**Dataset records**
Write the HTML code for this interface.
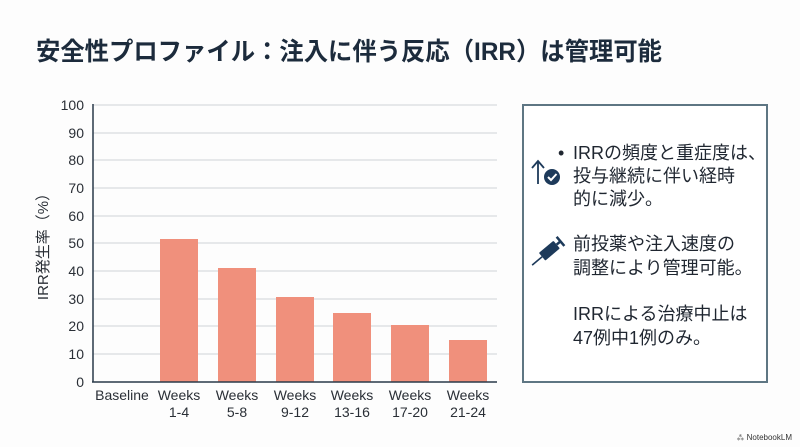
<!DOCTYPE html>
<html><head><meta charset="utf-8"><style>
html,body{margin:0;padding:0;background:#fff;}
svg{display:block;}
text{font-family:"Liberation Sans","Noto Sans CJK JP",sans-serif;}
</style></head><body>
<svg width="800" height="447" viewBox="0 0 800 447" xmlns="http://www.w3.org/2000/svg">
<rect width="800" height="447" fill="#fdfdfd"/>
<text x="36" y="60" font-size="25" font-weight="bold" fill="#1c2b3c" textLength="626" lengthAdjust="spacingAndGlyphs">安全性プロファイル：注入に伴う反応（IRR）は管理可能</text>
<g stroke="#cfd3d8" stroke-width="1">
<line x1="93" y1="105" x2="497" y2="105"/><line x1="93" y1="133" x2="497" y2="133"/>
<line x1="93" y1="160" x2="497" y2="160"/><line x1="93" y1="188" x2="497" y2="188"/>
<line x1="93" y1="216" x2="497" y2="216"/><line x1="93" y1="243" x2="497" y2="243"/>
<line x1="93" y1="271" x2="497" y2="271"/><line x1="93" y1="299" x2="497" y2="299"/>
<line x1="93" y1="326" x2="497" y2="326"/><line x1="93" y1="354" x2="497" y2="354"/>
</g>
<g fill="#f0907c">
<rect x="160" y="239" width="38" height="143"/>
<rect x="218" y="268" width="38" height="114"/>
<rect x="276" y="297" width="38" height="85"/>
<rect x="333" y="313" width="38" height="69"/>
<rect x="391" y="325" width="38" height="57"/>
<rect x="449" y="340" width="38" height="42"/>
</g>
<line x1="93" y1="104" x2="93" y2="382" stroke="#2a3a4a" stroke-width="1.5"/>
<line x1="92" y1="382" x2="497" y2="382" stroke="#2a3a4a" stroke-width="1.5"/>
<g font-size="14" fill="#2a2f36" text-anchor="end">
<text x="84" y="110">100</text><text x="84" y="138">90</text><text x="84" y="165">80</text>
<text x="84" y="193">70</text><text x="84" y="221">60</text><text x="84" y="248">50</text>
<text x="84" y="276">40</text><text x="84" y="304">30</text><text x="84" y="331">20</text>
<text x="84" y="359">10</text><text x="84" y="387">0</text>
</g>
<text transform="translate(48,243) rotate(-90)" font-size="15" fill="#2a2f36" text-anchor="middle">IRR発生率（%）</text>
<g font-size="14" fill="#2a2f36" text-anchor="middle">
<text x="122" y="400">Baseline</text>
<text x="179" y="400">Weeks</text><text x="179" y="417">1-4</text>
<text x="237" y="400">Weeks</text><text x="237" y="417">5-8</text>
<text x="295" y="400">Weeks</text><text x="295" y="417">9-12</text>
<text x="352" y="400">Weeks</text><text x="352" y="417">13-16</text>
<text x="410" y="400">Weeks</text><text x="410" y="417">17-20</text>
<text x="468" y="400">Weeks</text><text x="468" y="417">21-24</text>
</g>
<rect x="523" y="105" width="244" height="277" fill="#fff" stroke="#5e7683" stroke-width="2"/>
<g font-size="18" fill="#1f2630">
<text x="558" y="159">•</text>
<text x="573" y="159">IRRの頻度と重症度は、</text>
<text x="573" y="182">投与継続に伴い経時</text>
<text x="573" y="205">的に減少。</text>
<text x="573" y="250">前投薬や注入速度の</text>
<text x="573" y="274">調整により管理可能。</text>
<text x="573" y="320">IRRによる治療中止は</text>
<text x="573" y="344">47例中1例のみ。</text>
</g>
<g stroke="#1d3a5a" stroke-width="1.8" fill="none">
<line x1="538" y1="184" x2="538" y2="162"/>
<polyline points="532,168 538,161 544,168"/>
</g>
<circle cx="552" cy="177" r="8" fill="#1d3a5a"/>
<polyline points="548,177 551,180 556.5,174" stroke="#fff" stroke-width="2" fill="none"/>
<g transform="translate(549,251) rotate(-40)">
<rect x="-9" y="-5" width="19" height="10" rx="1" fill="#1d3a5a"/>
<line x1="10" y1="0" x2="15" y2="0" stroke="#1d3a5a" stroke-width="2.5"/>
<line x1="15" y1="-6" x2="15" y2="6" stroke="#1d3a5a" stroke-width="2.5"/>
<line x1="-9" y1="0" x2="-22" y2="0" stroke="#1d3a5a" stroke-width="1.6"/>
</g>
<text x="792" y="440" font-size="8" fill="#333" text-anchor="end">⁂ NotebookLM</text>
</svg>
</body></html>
--
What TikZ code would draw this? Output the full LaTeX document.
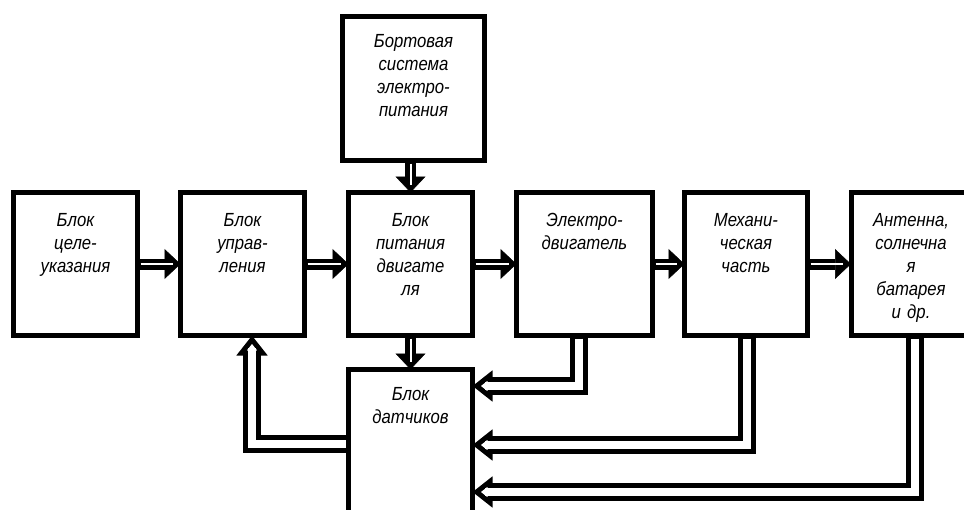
---
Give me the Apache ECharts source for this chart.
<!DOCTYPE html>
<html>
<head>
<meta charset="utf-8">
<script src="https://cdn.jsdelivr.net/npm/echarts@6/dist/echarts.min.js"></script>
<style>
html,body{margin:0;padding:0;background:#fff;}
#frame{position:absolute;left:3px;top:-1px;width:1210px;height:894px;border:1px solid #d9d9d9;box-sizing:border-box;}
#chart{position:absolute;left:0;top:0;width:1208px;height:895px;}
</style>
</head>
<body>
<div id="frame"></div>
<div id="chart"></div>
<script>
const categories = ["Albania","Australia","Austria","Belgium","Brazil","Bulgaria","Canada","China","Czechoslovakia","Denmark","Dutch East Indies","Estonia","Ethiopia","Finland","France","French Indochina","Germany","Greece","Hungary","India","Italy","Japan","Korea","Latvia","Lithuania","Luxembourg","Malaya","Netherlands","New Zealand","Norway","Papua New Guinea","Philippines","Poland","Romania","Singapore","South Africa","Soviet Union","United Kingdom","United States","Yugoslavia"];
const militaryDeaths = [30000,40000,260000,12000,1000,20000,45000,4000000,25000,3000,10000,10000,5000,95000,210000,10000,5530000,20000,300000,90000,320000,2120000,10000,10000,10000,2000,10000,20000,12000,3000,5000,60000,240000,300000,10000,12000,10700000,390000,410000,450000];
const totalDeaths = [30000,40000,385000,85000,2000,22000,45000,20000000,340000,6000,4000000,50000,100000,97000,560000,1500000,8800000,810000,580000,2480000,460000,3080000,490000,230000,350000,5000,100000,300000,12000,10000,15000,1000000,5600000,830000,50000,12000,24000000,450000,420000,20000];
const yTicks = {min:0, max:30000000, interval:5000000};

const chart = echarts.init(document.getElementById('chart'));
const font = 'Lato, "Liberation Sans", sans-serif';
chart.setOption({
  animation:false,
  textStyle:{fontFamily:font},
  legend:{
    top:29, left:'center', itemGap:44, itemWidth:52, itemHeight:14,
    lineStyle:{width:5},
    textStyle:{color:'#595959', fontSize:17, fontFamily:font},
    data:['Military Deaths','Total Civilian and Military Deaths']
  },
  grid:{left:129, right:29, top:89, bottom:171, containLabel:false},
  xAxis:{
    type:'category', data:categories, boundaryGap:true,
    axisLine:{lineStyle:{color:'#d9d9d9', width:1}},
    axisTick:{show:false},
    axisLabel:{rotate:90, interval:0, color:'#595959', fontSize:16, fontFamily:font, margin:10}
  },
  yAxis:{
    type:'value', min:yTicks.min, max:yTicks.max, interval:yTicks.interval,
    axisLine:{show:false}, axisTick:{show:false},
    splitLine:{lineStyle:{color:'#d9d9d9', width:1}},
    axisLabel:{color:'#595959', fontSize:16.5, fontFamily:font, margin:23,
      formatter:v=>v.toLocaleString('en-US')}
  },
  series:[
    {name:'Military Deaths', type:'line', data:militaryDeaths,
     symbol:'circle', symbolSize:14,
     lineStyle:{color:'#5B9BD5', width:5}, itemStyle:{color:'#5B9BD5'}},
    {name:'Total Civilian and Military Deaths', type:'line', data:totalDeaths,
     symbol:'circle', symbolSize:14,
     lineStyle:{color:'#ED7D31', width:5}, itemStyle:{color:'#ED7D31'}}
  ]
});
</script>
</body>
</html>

**Problem details**
Search the data above for lines holding "this" and copy each of them.

**Task result**
Write the HTML code for this interface.
What TikZ code would draw this? Output the full LaTeX document.
Give me the Apache ECharts source for this chart.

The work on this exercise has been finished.